Bono había pedido a varios periodistas de medios ideológicamente cercanos al PSOE, entre los que estaba Miguel González, que evitasen criticar cualquier situación relacionada con la misión española o estadounidense ya que la tensión con Estados Unidos había aumentado tras la orden del presidente Zapatero de retirarse de Iraq.

Este periplo acrítico duró hasta el agotamiento de los dos gobiernos de Zapatero a pesar de que Amnistía Internacional ya investigaba otros casos de posibles torturas en Diwaniya.

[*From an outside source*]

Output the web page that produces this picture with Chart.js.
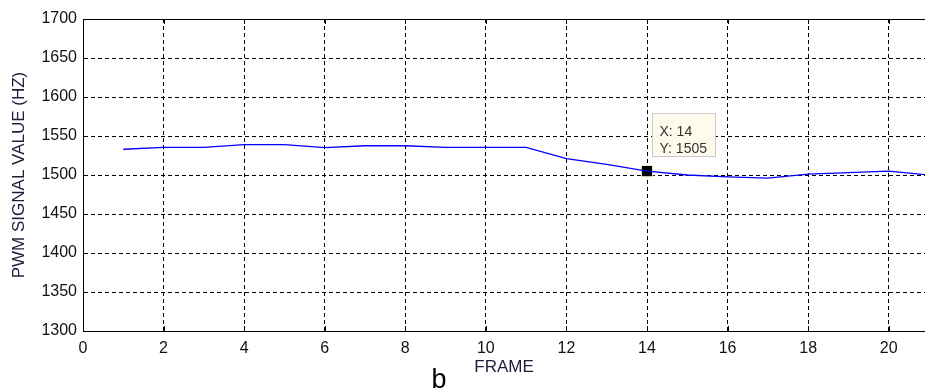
<!DOCTYPE html>
<html>
<head>
<meta charset="utf-8">
<script src="https://cdn.jsdelivr.net/npm/chart.js@4.4.1/dist/chart.umd.min.js"></script>
<style>
  html, body { margin: 0; padding: 0; background: #fff; }
  #wrap { width: 925px; height: 391px; }
</style>
</head>
<body>
<div id="wrap"><canvas id="pwmChart" width="925" height="391"></canvas></div>
<script>
// values
const frames = [1, 2, 3, 4, 5, 6, 7, 8, 9, 10, 11, 12, 13, 14, 15, 16, 17, 18, 19, 20, 21];
const pwmValues = [1533, 1535.5, 1535.5, 1539, 1539, 1535, 1537.5, 1537.5, 1535.5, 1535.5, 1535.5,
                   1521, 1513.5, 1505, 1500, 1497.5, 1496, 1501, 1503, 1505, 1500];
const xTicks = [0, 2, 4, 6, 8, 10, 12, 14, 16, 18, 20];
const yTicks = [1300, 1350, 1400, 1450, 1500, 1550, 1600, 1650, 1700];
const tipFrame = 14;
const tipValue = 1505;

const ctx = document.getElementById('pwmChart');

/* matlab look: inner tick marks, top box line, data tip, caption */
const matlabAxes = {
    id: 'matlabAxes',
    afterDraw(chart) {
        const c = chart.ctx;
        const a = chart.chartArea;
        const x = chart.scales.x;
        const y = chart.scales.y;
        c.save();
        c.strokeStyle = '#000';
        c.lineWidth = 1;
        c.beginPath();
        c.moveTo(a.left, a.top + 0.5);
        c.lineTo(a.right, a.top + 0.5);
        xTicks.forEach(v => {
            const px = Math.round(x.getPixelForValue(v)) + 0.5;
            c.moveTo(px, a.bottom);
            c.lineTo(px, a.bottom - 5);
            c.moveTo(px, a.top);
            c.lineTo(px, a.top + 5);
        });
        yTicks.forEach(v => {
            const py = Math.round(y.getPixelForValue(v)) + 0.5;
            c.moveTo(a.left, py);
            c.lineTo(a.left + 5, py);
        });
        c.stroke();

        // data tip box
        const pt = chart.getDatasetMeta(1).data[0];
        const bx = Math.round(pt.x) + 5.5;
        const by = Math.round(pt.y) - 57.5;
        c.fillStyle = '#fffbec';
        c.fillRect(bx, by, 63, 43);
        c.strokeStyle = '#c9c9c9';
        c.strokeRect(bx, by, 63, 43);
        c.fillStyle = '#333';
        c.font = '14px "Liberation Sans", Arial, sans-serif';
        c.textAlign = 'left';
        c.textBaseline = 'alphabetic';
        c.fillText('X: ' + tipFrame, bx + 7, by + 22);
        c.fillText('Y: ' + tipValue, bx + 7, by + 39);

        // figure caption
        c.fillStyle = '#000';
        c.font = '27px "Liberation Sans", Arial, sans-serif';
        c.textAlign = 'center';
        c.fillText('b', 439, 388);
        c.restore();
    }
};

const data = {
    datasets: [
        {
            label: 'PWM',
            data: frames.map((f, i) => ({ x: f, y: pwmValues[i] })),
            borderColor: '#0000ff',
            borderWidth: 1.3,
            pointRadius: 0,
            tension: 0
        },
        {
            label: 'tip',
            data: [{ x: tipFrame, y: tipValue }],
            showLine: false,
            pointStyle: 'rect',
            pointRadius: 8,
            backgroundColor: '#000',
            borderColor: '#fff6dc',
            borderWidth: 1
        }
    ]
};

const tickFont = { family: '"Liberation Sans", Arial, sans-serif', size: 16 };
const titleFont = { family: '"Liberation Sans", Arial, sans-serif', size: 17 };

const options = {
    responsive: false,
    animation: false,
    layout: { autoPadding: false, padding: { top: 19, left: 0, right: 0, bottom: 0 } },
    plugins: {
        legend: { display: false },
        tooltip: { enabled: false }
    },
    scales: {
        x: {
            type: 'linear',
            min: 0,
            max: 20.9,
            afterBuildTicks: s => { s.ticks = xTicks.map(v => ({ value: v })); },
            afterFit: s => { s.height = 60; s.paddingRight = 0; s.paddingLeft = 0; },
            grid: { color: '#000', lineWidth: 1, drawTicks: false },
            border: { display: true, color: '#000', width: 1, dash: [4, 3] },
            ticks: { color: '#111', font: tickFont, padding: 8, maxRotation: 0, callback: v => String(v) },
            title: {
                display: true,
                text: 'FRAME',
                color: '#1e1e3c',
                font: titleFont,
                padding: { top: 0, bottom: 13 }
            }
        },
        y: {
            min: 1300,
            max: 1700,
            afterBuildTicks: s => { s.ticks = yTicks.map(v => ({ value: v })); },
            afterFit: s => { s.width = 83; },
            grid: { color: '#000', lineWidth: 1, drawTicks: false },
            border: { display: true, color: '#000', width: 1, dash: [4, 3] },
            ticks: { color: '#111', font: tickFont, padding: 6, callback: v => String(v) },
            title: {
                display: true,
                text: 'PWM SIGNAL VALUE (HZ)',
                color: '#1e1e3c',
                font: titleFont,
                padding: { top: 9, bottom: 0 }
            }
        }
    }
};

const pwmChart = new Chart(ctx, {
    type: 'line',
    data: data,
    options: options,
    plugins: [matlabAxes]
});
</script>
</body>
</html>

Yo mismo publique los nombres de otros ocho detenidos golpeados en un reportaje en julio de 2007 junto a los contratos de Al Mayali firmados con el ministerio de Defensa.

Para Miguel González y El País tampoco fue noticia que el traductor acusase al CNI en un texto escrito por mí en Heraldo de Aragón y La Vanguardia de “intentar comprar su silencio” años después de su liberación.

Tampoco les pareció apropiado investigar por qué el juez Fernando Andreu no quiso reabrir el caso de los siete agentes secretos asesinados cuando el traductor había sido detenido como “colaborador necesario” en el atentado más grave sufrido por militares españoles desde que empezaron las misiones internacionales.

El sobreseimiento temporal dictado por el juez Andreu afirmaba decía que se volvería a abrir el caso “si existiesen nuevos datos referidos a la identidad de los autores, de la naturaleza y de las circunstancias de los hechos denunciados”.

A El País y a Miguel González tampoco le pareció pertinente preguntar en entrevistas (¿pactadas?) a Jorge Dezcallar, que era director del CNI cuando mataron a los siete agentes, su opinión sobre lo que había ocurrido a pesar de que yo mismo escribí que el propio Dezcallar había confesado a amigos cercanos que “su peor error fue dejar a los agentes en Iraq tras la caída del régimen de Sadam Husein”.  Ese error le debería haber costado la carrera diplomática. En cambio fue nombrado embajador en El Vaticano y Estados Unidos.

A El País y a Miguel González tampoco le pareció extraño que el general Fulgencio Coll, el máximo responsable de Base España en Diwaniya durante las semanas en que se produjo la detención de Al Mayali y decenas de iraquíes, siguiese subiendo en el escalafón hasta uno de los puestos máximos de las Fuerzas Armadas cuando ya había dudas sobre la ejemplaridad de algunos soldados y miembros del CNI en ese acuartelamiento.

Cuando ayer vi el video y leí la información firmada por Miguel González en El País sentí de repente todo el silencio que durante años he sufrido mientras llamaba a las puertas de periodistas, jueces, abogados, ministros, parlamentarios, activistas de derechos humanos recordándoles que un iraquí decente era víctima de una gran injustica provocada por la irresponsable actuación de funcionarios públicos de mi país.

A Flayeh al Mayali le pasó como a Katharina Blum: fue acusado de ser cómplice de un crimen que no cometió y fue sometido a interrogatorios denigrantes por agentes sin escrúpulos que carecían de una sola prueba contra él.

Nunca afirmaré que la actuación de la prensa española (especialmente El País por el hecho de que se trataba de un antiguo traductor) fuese similar a la descrita por el gran escritor alemán y Premio Nobel de Literatura, Heinrich Böll en su libro “El honor perdido de Katharina Blum”.

Pero sí afirmo que la vida obliga moralmente a tomar decisiones en determinadas ocasiones para recomponer el honor perdido de un ciudadano. Y eso, sin duda, no se hizo por lo que, al mismo tiempo, El País también mancilló su propio honor.